====== Material provided ======

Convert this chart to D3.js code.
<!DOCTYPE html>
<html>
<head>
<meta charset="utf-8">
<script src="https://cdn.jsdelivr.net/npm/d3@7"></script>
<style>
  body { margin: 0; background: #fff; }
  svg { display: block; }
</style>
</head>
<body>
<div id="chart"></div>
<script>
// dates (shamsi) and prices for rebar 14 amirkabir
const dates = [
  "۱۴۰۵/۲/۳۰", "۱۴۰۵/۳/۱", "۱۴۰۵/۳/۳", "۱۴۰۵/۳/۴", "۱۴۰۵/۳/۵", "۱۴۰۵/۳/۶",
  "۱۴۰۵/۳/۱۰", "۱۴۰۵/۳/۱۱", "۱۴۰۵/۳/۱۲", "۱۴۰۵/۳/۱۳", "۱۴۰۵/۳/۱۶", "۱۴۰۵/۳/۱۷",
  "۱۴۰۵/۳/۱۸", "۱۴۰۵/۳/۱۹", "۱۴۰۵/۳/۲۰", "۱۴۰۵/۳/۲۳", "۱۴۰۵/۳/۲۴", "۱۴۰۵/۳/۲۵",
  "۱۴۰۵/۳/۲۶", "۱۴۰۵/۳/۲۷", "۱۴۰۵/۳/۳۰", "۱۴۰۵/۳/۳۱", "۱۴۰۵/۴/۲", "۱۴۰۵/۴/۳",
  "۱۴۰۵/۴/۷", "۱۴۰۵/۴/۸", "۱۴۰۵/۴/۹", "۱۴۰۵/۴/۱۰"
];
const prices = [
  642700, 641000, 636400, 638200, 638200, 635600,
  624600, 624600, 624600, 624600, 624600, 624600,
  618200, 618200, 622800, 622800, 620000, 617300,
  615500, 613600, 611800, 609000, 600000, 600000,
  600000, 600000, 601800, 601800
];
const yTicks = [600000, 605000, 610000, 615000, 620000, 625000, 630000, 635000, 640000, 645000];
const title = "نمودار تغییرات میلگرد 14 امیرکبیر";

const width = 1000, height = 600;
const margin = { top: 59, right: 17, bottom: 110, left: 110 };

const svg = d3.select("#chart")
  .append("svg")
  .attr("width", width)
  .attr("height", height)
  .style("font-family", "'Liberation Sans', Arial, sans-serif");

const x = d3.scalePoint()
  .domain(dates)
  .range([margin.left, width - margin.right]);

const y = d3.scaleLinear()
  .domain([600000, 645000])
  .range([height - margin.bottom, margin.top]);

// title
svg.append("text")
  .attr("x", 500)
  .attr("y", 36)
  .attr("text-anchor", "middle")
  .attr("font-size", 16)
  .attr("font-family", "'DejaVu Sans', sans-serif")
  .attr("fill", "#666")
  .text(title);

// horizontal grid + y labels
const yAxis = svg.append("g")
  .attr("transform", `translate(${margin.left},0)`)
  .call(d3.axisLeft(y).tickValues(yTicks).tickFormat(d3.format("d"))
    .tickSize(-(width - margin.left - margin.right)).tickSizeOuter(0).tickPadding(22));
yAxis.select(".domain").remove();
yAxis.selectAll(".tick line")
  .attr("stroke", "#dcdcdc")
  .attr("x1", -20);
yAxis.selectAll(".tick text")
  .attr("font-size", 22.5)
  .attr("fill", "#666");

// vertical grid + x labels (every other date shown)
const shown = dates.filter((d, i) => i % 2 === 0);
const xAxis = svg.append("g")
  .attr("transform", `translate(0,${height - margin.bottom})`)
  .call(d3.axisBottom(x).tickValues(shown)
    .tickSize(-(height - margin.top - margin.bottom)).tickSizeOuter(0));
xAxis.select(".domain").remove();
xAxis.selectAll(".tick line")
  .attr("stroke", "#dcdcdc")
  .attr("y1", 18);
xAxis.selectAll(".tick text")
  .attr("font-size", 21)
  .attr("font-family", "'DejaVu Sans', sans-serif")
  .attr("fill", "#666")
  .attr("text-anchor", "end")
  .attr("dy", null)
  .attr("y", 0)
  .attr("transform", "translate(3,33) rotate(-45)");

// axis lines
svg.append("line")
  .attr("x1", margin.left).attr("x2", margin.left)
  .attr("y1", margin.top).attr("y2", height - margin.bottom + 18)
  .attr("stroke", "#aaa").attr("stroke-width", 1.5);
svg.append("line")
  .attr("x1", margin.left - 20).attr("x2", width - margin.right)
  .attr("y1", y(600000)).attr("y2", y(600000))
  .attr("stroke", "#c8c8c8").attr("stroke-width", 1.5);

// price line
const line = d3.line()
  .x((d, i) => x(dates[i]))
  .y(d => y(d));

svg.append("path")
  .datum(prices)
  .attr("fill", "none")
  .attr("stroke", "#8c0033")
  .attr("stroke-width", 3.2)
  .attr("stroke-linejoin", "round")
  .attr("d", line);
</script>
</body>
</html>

======

* Problem to solve *
Look above and repeat, character for character, the lines from the first one to the line with "width - margin.right]);", counting both.

* Reply *
Convert this chart to D3.js code.
<!DOCTYPE html>
<html>
<head>
<meta charset="utf-8">
<script src="https://cdn.jsdelivr.net/npm/d3@7"></script>
<style>
  body { margin: 0; background: #fff; }
  svg { display: block; }
</style>
</head>
<body>
<div id="chart"></div>
<script>
// dates (shamsi) and prices for rebar 14 amirkabir
const dates = [
  "۱۴۰۵/۲/۳۰", "۱۴۰۵/۳/۱", "۱۴۰۵/۳/۳", "۱۴۰۵/۳/۴", "۱۴۰۵/۳/۵", "۱۴۰۵/۳/۶",
  "۱۴۰۵/۳/۱۰", "۱۴۰۵/۳/۱۱", "۱۴۰۵/۳/۱۲", "۱۴۰۵/۳/۱۳", "۱۴۰۵/۳/۱۶", "۱۴۰۵/۳/۱۷",
  "۱۴۰۵/۳/۱۸", "۱۴۰۵/۳/۱۹", "۱۴۰۵/۳/۲۰", "۱۴۰۵/۳/۲۳", "۱۴۰۵/۳/۲۴", "۱۴۰۵/۳/۲۵",
  "۱۴۰۵/۳/۲۶", "۱۴۰۵/۳/۲۷", "۱۴۰۵/۳/۳۰", "۱۴۰۵/۳/۳۱", "۱۴۰۵/۴/۲", "۱۴۰۵/۴/۳",
  "۱۴۰۵/۴/۷", "۱۴۰۵/۴/۸", "۱۴۰۵/۴/۹", "۱۴۰۵/۴/۱۰"
];
const prices = [
  642700, 641000, 636400, 638200, 638200, 635600,
  624600, 624600, 624600, 624600, 624600, 624600,
  618200, 618200, 622800, 622800, 620000, 617300,
  615500, 613600, 611800, 609000, 600000, 600000,
  600000, 600000, 601800, 601800
];
const yTicks = [600000, 605000, 610000, 615000, 620000, 625000, 630000, 635000, 640000, 645000];
const title = "نمودار تغییرات میلگرد 14 امیرکبیر";

const width = 1000, height = 600;
const margin = { top: 59, right: 17, bottom: 110, left: 110 };

const svg = d3.select("#chart")
  .append("svg")
  .attr("width", width)
  .attr("height", height)
  .style("font-family", "'Liberation Sans', Arial, sans-serif");

const x = d3.scalePoint()
  .domain(dates)
  .range([margin.left, width - margin.right]);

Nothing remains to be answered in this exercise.